■ DATA LINES:
────

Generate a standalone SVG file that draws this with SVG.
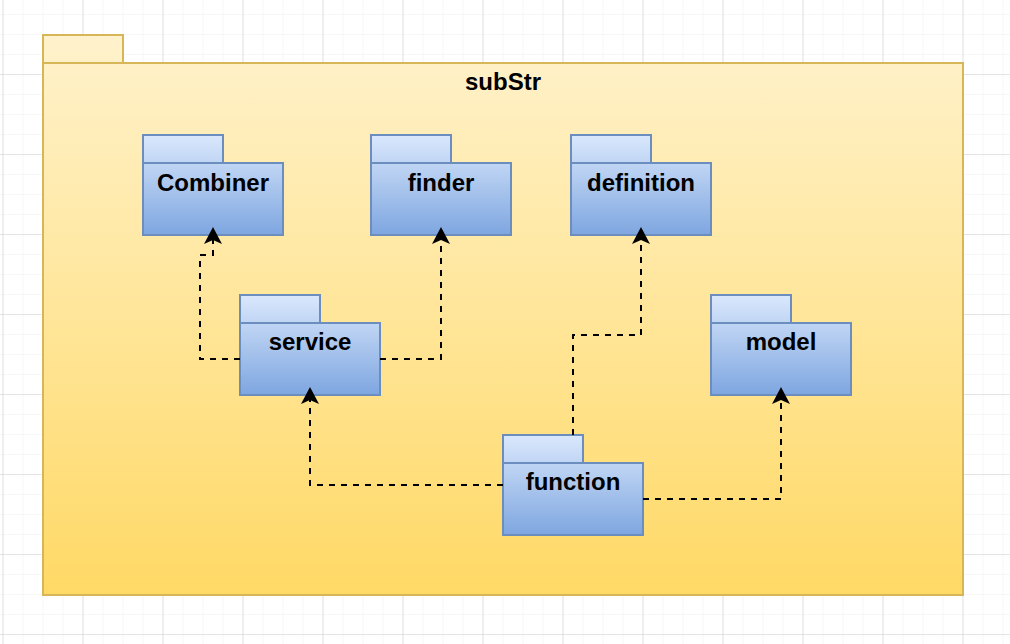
<svg xmlns="http://www.w3.org/2000/svg" width="1010" height="644" viewBox="0 0 1010 644">
<defs>
<pattern id="minor" x="2.5" y="14" width="20" height="20" patternUnits="userSpaceOnUse">
<path d="M0,0 H20 M0,0 V20" stroke="#f0f0f0" stroke-width="1.2" fill="none"/>
</pattern>
<pattern id="major" x="2.5" y="-6" width="80" height="80" patternUnits="userSpaceOnUse">
<path d="M0,0 H80 M0,0 V80" stroke="#d2d2d2" stroke-width="1.2" fill="none"/>
</pattern>
<linearGradient id="gy" x1="0" y1="0" x2="0" y2="1">
<stop offset="0" stop-color="#fff2cc"/>
<stop offset="1" stop-color="#ffd966"/>
</linearGradient>
<linearGradient id="gb" x1="0" y1="0" x2="0" y2="1">
<stop offset="0" stop-color="#dae8fc"/>
<stop offset="1" stop-color="#7ea6e0"/>
</linearGradient>
<marker id="arr" markerUnits="userSpaceOnUse" markerWidth="17" markerHeight="18" viewBox="0 0 17 18" refX="4" refY="9" orient="auto">
<path d="M17,9 L0,0 L4,9 L0,18 Z" fill="#000"/>
</marker>
</defs>
<style>
.pkg{fill:url(#gb);stroke:#6c8ebf;stroke-width:2}
.sep{stroke:#6c8ebf;stroke-width:2;fill:none}
.lbl{font-family:"Liberation Sans",Arial,Helvetica,sans-serif;font-weight:bold;font-size:24px;fill:#000;text-anchor:middle}
.dep{fill:none;stroke:#000;stroke-width:2;stroke-dasharray:6 6;marker-end:url(#arr)}
</style>
<rect width="1010" height="644" fill="#ffffff"/>
<rect width="1010" height="644" fill="url(#minor)"/>
<rect width="1010" height="644" fill="url(#major)"/>

<g id="subStr">
<path d="M43,35 H123 V63 H963 V595 H43 Z" fill="url(#gy)" stroke="#d6b656" stroke-width="2"/>
<path d="M43,63 H123" stroke="#d6b656" stroke-width="2" fill="none"/>
<text class="lbl" x="503" y="89.5">subStr</text>
</g>

<g id="Combiner">
<path class="pkg" d="M143,135 H223 V163 H283 V235 H143 Z"/>
<path class="sep" d="M143,163 H223"/>
<text class="lbl" x="213" y="190.5">Combiner</text>
</g>
<g id="finder">
<path class="pkg" d="M371,135 H451 V163 H511 V235 H371 Z"/>
<path class="sep" d="M371,163 H451"/>
<text class="lbl" x="441" y="190.5">finder</text>
</g>
<g id="definition">
<path class="pkg" d="M571,135 H651 V163 H711 V235 H571 Z"/>
<path class="sep" d="M571,163 H651"/>
<text class="lbl" x="641" y="190.5">definition</text>
</g>
<g id="service">
<path class="pkg" d="M240,295 H320 V323 H380 V395 H240 Z"/>
<path class="sep" d="M240,323 H320"/>
<text class="lbl" x="310" y="350">service</text>
</g>
<g id="model">
<path class="pkg" d="M711,295 H791 V323 H851 V395 H711 Z"/>
<path class="sep" d="M711,323 H791"/>
<text class="lbl" x="781" y="350">model</text>
</g>
<g id="function">
<path class="pkg" d="M503,435 H583 V463 H643 V535 H503 Z"/>
<path class="sep" d="M503,463 H583"/>
<text class="lbl" x="573" y="490">function</text>
</g>

<g id="connectors">
<path class="dep" d="M240,359 H200 V255 H213 V240"/>
<path class="dep" d="M380,359 H441 V240"/>
<path class="dep" d="M503,485 H310 V400"/>
<path class="dep" d="M573,435 V335 H641 V240"/>
<path class="dep" d="M643,499 H781 V400"/>
</g>
</svg>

────

■ SET EXERCISE: Leave out the pictures and retype every line above exactly.

■ ANSWER TO THIS EXERCISE:
Generate a standalone SVG file that draws this with SVG.
<svg xmlns="http://www.w3.org/2000/svg" width="1010" height="644" viewBox="0 0 1010 644">
<defs>
<pattern id="minor" x="2.5" y="14" width="20" height="20" patternUnits="userSpaceOnUse">
<path d="M0,0 H20 M0,0 V20" stroke="#f0f0f0" stroke-width="1.2" fill="none"/>
</pattern>
<pattern id="major" x="2.5" y="-6" width="80" height="80" patternUnits="userSpaceOnUse">
<path d="M0,0 H80 M0,0 V80" stroke="#d2d2d2" stroke-width="1.2" fill="none"/>
</pattern>
<linearGradient id="gy" x1="0" y1="0" x2="0" y2="1">
<stop offset="0" stop-color="#fff2cc"/>
<stop offset="1" stop-color="#ffd966"/>
</linearGradient>
<linearGradient id="gb" x1="0" y1="0" x2="0" y2="1">
<stop offset="0" stop-color="#dae8fc"/>
<stop offset="1" stop-color="#7ea6e0"/>
</linearGradient>
<marker id="arr" markerUnits="userSpaceOnUse" markerWidth="17" markerHeight="18" viewBox="0 0 17 18" refX="4" refY="9" orient="auto">
<path d="M17,9 L0,0 L4,9 L0,18 Z" fill="#000"/>
</marker>
</defs>
<style>
.pkg{fill:url(#gb);stroke:#6c8ebf;stroke-width:2}
.sep{stroke:#6c8ebf;stroke-width:2;fill:none}
.lbl{font-family:"Liberation Sans",Arial,Helvetica,sans-serif;font-weight:bold;font-size:24px;fill:#000;text-anchor:middle}
.dep{fill:none;stroke:#000;stroke-width:2;stroke-dasharray:6 6;marker-end:url(#arr)}
</style>
<rect width="1010" height="644" fill="#ffffff"/>
<rect width="1010" height="644" fill="url(#minor)"/>
<rect width="1010" height="644" fill="url(#major)"/>

<g id="subStr">
<path d="M43,35 H123 V63 H963 V595 H43 Z" fill="url(#gy)" stroke="#d6b656" stroke-width="2"/>
<path d="M43,63 H123" stroke="#d6b656" stroke-width="2" fill="none"/>
<text class="lbl" x="503" y="89.5">subStr</text>
</g>

<g id="Combiner">
<path class="pkg" d="M143,135 H223 V163 H283 V235 H143 Z"/>
<path class="sep" d="M143,163 H223"/>
<text class="lbl" x="213" y="190.5">Combiner</text>
</g>
<g id="finder">
<path class="pkg" d="M371,135 H451 V163 H511 V235 H371 Z"/>
<path class="sep" d="M371,163 H451"/>
<text class="lbl" x="441" y="190.5">finder</text>
</g>
<g id="definition">
<path class="pkg" d="M571,135 H651 V163 H711 V235 H571 Z"/>
<path class="sep" d="M571,163 H651"/>
<text class="lbl" x="641" y="190.5">definition</text>
</g>
<g id="service">
<path class="pkg" d="M240,295 H320 V323 H380 V395 H240 Z"/>
<path class="sep" d="M240,323 H320"/>
<text class="lbl" x="310" y="350">service</text>
</g>
<g id="model">
<path class="pkg" d="M711,295 H791 V323 H851 V395 H711 Z"/>
<path class="sep" d="M711,323 H791"/>
<text class="lbl" x="781" y="350">model</text>
</g>
<g id="function">
<path class="pkg" d="M503,435 H583 V463 H643 V535 H503 Z"/>
<path class="sep" d="M503,463 H583"/>
<text class="lbl" x="573" y="490">function</text>
</g>

<g id="connectors">
<path class="dep" d="M240,359 H200 V255 H213 V240"/>
<path class="dep" d="M380,359 H441 V240"/>
<path class="dep" d="M503,485 H310 V400"/>
<path class="dep" d="M573,435 V335 H641 V240"/>
<path class="dep" d="M643,499 H781 V400"/>
</g>
</svg>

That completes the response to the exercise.